Much of this misinformation is based on the internal use of the plant in herbal preparations, and this is certainly not the same as the external use of a diluted essential oil in massage. Most essential oil experts argue that since many contraindicated essential oils are used as food additives they can hardly be considered dangerous.
However, if you have a history of miscarriage do not use any essential oils at any time during your pregnancy since it is better to err on the side of caution under these circumstances. Essential oils best avoided throughout your pregnancy include:
- Camphor (Cinnamomum camphora)
- Rosemary (Rosemarinus officinalis)
- Sage (Salvia officinalis)
- Savin oil (Juniperus sabina)– Never use in aromatherapy
Babies, infants and young children
As already stated, never use any essential oils undiluted on babies up to 3 years old. Essential oils should be used at a fraction of the usual concentration, and the correct procedure is to calculate the amount of essential oil to be used by the body-weight of the infant:
- 1 to 2 stones – 1 drop of essential oil
- 2 to 4 stones – 2 or 3 drops of essential oil
- 4 to 6 stones – 4 or 5 drops of essential oil
Never take essential oils internally, unless it is under the strict guidance of a qualified aromatherapist who has received the necessary training in this very specialised mode of administration. Most aromatherapists have not had this training, so be sure to check this out first.
You have probably read articles in magazines, books and online extolling the virtues of taking essential oils internally, but you should absolutely never attempt this without expert guidance.
Some essential oils are mildly photosensitising and should be either avoided or used at a low level prior to sunbathing or using a sunbed. The main photosensitising oils used in aromatherapy include:
- Angelica root oil (Angelica archangelica)
- Bergamot oil expressed (Citrus aurantium ssp. bergamia)
- Bitter Orange oil (Citrus aurantium)
- Cumin oil (Cuminum cyminum)
- Lemon oil cold pressed (Citrus limonum)
- Lime oil expressed (Citrus aurantifolia)
- Tagette oil (Tagetes minuta)
If you love Bergamot essential oil and want to go out into the sunshine, be sure to use Bergamot FCF which has had the photosensitising components removed.
Irritants and sensitisers
Some essential oils can irritate the skin if used in too high a concentration or for a long period of time. The essential oils below represent the most commonly known among this group.
- Bay Leaf oil (Pimenta racemosa)
- Cinnamon bark oil (Cinnamomum zeylanicum)
- Clove oils (stem, leaf, bud) Syzygium aromaticum
- Litsea Cubeba aka May Chang oil (Litsea cubeba)

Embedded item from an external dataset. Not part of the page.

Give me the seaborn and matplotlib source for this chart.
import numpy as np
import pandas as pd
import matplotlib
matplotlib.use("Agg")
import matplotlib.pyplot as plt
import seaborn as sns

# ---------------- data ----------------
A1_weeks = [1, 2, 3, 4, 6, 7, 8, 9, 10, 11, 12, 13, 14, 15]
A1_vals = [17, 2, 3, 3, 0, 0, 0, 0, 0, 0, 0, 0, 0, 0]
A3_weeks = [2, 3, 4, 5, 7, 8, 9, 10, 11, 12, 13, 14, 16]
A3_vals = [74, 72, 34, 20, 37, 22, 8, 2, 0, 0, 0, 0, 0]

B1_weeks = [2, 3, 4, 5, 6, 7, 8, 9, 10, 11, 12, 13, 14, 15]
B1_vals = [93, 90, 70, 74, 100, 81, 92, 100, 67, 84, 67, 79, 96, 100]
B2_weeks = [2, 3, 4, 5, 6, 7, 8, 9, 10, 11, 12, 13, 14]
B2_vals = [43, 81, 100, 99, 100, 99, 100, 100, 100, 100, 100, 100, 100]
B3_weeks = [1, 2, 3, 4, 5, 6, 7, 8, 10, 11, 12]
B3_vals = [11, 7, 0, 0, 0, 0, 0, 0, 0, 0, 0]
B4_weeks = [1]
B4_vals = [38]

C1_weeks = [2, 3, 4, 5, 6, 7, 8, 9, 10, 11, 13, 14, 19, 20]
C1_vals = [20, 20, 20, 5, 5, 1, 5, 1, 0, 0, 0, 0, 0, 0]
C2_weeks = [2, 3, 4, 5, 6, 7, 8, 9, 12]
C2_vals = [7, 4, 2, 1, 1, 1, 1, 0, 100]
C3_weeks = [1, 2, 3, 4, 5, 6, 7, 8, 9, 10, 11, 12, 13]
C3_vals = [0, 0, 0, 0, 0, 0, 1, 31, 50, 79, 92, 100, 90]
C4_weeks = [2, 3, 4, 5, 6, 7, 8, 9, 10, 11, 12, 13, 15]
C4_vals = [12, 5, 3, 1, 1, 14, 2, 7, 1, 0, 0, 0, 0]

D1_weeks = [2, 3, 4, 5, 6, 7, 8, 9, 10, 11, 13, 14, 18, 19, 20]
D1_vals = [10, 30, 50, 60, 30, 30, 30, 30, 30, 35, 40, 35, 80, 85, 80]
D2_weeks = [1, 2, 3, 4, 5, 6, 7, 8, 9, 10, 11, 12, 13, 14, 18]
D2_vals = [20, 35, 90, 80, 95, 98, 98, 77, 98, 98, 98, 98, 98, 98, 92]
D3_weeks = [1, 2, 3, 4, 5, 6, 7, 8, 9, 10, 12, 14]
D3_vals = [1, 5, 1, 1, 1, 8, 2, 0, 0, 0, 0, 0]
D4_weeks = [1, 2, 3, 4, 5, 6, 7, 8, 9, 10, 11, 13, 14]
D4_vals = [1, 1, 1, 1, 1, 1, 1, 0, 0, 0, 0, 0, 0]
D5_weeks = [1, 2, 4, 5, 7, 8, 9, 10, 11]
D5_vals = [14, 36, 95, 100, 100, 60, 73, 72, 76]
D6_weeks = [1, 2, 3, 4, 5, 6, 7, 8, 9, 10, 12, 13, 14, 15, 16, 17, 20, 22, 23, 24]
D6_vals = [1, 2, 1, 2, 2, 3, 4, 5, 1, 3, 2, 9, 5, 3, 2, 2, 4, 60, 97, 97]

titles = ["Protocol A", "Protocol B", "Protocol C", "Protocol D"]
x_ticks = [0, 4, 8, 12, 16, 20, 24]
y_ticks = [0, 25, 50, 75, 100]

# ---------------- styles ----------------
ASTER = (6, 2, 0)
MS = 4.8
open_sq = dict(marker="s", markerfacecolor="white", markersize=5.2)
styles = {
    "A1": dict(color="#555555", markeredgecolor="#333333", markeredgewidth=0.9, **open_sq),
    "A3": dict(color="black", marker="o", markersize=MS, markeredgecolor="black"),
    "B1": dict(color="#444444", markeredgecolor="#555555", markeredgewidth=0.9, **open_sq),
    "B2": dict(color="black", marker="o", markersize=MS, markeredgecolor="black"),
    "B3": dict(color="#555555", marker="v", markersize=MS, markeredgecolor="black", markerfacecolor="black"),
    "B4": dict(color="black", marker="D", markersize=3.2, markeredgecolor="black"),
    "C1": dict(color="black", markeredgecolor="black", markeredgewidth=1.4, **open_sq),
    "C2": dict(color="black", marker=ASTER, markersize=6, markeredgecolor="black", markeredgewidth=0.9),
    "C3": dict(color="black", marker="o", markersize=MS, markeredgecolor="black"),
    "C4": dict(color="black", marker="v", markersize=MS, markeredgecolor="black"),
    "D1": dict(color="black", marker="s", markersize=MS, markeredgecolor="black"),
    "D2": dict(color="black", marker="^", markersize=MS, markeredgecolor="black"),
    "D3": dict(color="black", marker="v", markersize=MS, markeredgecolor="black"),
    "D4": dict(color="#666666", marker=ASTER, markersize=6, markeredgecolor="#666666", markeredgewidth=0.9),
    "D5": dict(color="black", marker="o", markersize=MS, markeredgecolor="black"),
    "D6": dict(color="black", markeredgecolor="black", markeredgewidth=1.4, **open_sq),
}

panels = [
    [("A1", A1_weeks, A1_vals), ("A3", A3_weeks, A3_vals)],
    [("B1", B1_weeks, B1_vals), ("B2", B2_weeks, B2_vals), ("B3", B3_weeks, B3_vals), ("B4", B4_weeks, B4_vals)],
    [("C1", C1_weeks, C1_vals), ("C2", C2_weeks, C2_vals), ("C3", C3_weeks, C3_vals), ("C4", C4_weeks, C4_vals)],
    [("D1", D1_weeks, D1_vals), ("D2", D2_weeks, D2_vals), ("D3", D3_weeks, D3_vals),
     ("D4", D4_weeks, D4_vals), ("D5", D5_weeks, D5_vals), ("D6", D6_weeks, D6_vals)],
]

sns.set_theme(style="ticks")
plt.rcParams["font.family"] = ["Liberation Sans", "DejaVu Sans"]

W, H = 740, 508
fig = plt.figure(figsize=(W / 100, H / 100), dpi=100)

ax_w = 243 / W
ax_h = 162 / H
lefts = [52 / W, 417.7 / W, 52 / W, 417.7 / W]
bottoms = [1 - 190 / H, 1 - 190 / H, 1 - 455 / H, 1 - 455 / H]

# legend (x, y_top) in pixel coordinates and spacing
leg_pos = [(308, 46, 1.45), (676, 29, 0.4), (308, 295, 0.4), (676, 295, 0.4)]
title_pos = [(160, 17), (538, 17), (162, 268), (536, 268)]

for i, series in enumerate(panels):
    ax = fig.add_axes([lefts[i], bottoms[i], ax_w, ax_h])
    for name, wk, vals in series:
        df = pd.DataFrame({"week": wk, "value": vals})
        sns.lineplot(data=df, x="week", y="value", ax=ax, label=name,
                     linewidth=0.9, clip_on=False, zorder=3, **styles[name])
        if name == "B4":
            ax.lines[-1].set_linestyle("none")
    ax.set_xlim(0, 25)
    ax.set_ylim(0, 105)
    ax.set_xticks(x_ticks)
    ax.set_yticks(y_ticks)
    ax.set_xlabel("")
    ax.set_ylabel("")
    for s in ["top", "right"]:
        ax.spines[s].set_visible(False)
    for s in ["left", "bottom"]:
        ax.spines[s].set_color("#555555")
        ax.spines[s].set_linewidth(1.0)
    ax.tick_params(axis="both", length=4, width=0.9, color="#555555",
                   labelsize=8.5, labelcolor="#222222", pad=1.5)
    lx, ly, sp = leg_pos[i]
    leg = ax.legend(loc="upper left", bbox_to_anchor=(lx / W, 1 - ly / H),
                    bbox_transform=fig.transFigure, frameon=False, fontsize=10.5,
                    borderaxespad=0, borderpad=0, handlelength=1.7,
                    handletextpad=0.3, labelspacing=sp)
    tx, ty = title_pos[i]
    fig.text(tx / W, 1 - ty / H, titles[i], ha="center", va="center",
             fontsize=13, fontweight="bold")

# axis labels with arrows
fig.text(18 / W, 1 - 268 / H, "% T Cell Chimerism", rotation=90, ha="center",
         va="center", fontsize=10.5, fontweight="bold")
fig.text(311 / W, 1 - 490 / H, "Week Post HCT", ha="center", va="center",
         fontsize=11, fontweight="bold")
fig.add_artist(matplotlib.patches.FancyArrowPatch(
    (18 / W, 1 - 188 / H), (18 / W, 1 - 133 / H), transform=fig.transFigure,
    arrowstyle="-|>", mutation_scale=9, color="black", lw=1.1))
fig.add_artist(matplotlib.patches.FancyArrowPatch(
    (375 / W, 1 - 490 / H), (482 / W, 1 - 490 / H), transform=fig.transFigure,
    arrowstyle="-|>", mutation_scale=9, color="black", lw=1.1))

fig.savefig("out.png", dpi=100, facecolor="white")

- Origanum oil (Origanum vulgar)
- Tagette oil (Tagetes minuta)
- Thyme white and red oil (Thymus vulgaris)
- Use no more than 3 or 4 drops of citrus oils in the bath since some may irritate sensitive skin.
Oils that must be avoided altogether
Some essential oils should not be used in aromatherapy at all due to the danger of toxicity, severe irritation, sensitisation or other serious health risk. Most responsible aromatherapy suppliers do not offer such oils, but those listed below do find their way onto the market and should only ever be used by those have have undergone the necessary specialist training.
- Parsley herb oil (Petroselenium crispum)
- Pennyroyal oil (Mentha pulegium)
- Savin oil (Juniperus sabina)
- Tansy oil (Tanacetum vulgare)
- Wintergreen oil (Gaultheria procumbens)
- Wormwood oil (Artemisia absinthium)
Many essential oils are flammable, so never use or put your bottles of essential oil near a naked flame, fire, or any source of ignition.